Las teorías de donde estos errores manan,
venerables hermanos, son ciertamente las que solemnemente condenó nuestro
predecesor Pío VI en su constitución apostólica Auctorem fidei(13).
24. Mas no le satisface a la escuela de los
modernistas que el Estado sea separado de la Iglesia. Así como la fe, en los
elementos — que
llaman — fenoménicos, debe subordinarse a la ciencia, así en
los negocios temporales la Iglesia debe someterse al Estado. Tal vez no lo digan abiertamente, pero por la
fuerza del raciocinio se ven obligados a admitirlo. En efecto, admitido que en
las cosas temporales sólo el Estado puede poner mano, si acaece que algún
creyente, no contento con los actos interiores de religión, ejecuta otros
exteriores, como la administración y recepción de sacramentos, éstos
caerán necesariamente bajo el dominio del Estado. Entonces, ¿que será de la
autoridad eclesiástica? Como ésta no se ejercita sino por actos externos,
quedará plenamente sujeta al Estado. Muchos protestantes liberales, por la
evidencia de esta conclusión, suprimen todo culto externo sagrado, y aun
también toda sociedad externa religiosa, y tratan de introducir la religión
que llaman individual.
Y si hasta ese punto no llegan claramente los
modernistas, piden entre tanto, por lo menos, que la Iglesia, de su voluntad,
se dirija adonde ellos la empujan y que se ajuste a las formas civiles. Esto
por lo que atañe a la autoridad disciplinar.

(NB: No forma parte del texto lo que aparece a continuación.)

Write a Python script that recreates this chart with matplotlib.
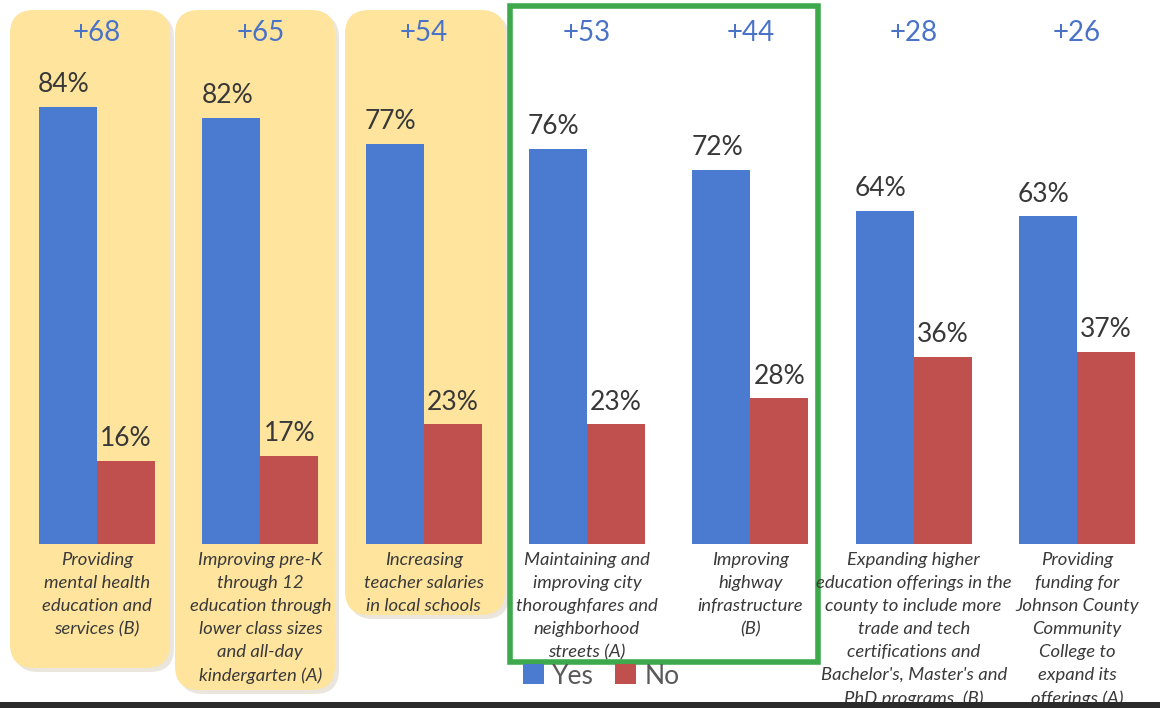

Porque muchísimo peor y más pernicioso es lo
que opinan sobre la autoridad doctrinal y dogmática. Sobre el magisterio de
la Iglesia, he aquí cómo discurren. La sociedad religiosa no puede
verdaderamente ser una si no es una la conciencia de los socios y una la
fórmula de que se valgan. Ambas unidas exigen una especie de inteligencia
universal a la que incumba encontrar y determinar la fórmula que mejor
corresponda a la conciencia común, y a aquella inteligencia le pertenece
también toda la necesaria autoridad para imponer a la comunidad la fórmula
establecida. Y en esa unión como fusión, tanto de la inteligencia que elige
la fórmula cuanto de la potestad que la impone, colocan los modernistas el
concepto del magisterio eclesiástico. Como, en resumidas cuentas, el
magisterio nace de las conciencias individuales y para bien de las mismas
conciencias se le ha impuesto el cargo público, síguese forzosamente que
depende de las mismas conciencias y que, por lo tanto, debe someterse a las
formas populares. Es, por lo tanto, no uso, sino un abuso de la potestad que
se concedió para utilidad prohibir a las conciencias individuales manifestar
clara y abiertamente los impulsos que sienten, y cerrar el camino a
la crítica impidiéndole llevar el dogma a sus necesarias evoluciones.
De igual manera, en el uso mismo de la
potestad, se ha de guardar moderación y templanza. Condenar y proscribir un
libro cualquiera, sin conocimiento del autor, sin admitirle ni explicación ni
discusión alguna, es en verdad algo que raya en tiranía.
Por lo cual se ha de buscar aquí un camino
intermedio que deje a salvo los derechos todos de la autoridad y de la
libertad. Mientras tanto, el católico debe conducirse de modo que en público
se muestre muy obediente a la autoridad, sin que por ello cese de seguir las
inspiraciones de su propia personalidad.
En general, he aquí lo que imponen a la
Iglesia: como el fin único de la potestad eclesiástica se refiere sólo a
cosas espirituales, se ha de desterrar todo aparato externo y la excesiva
magnificencia con que ella se presenta ante quienes la contemplan. En lo que
seguramente no se fijan es en que, si la religión pertenece a las almas, no
se restringe, sin embargo, sólo a las almas, y que el honor tributado a la
autoridad recae en Cristo, que la fundó.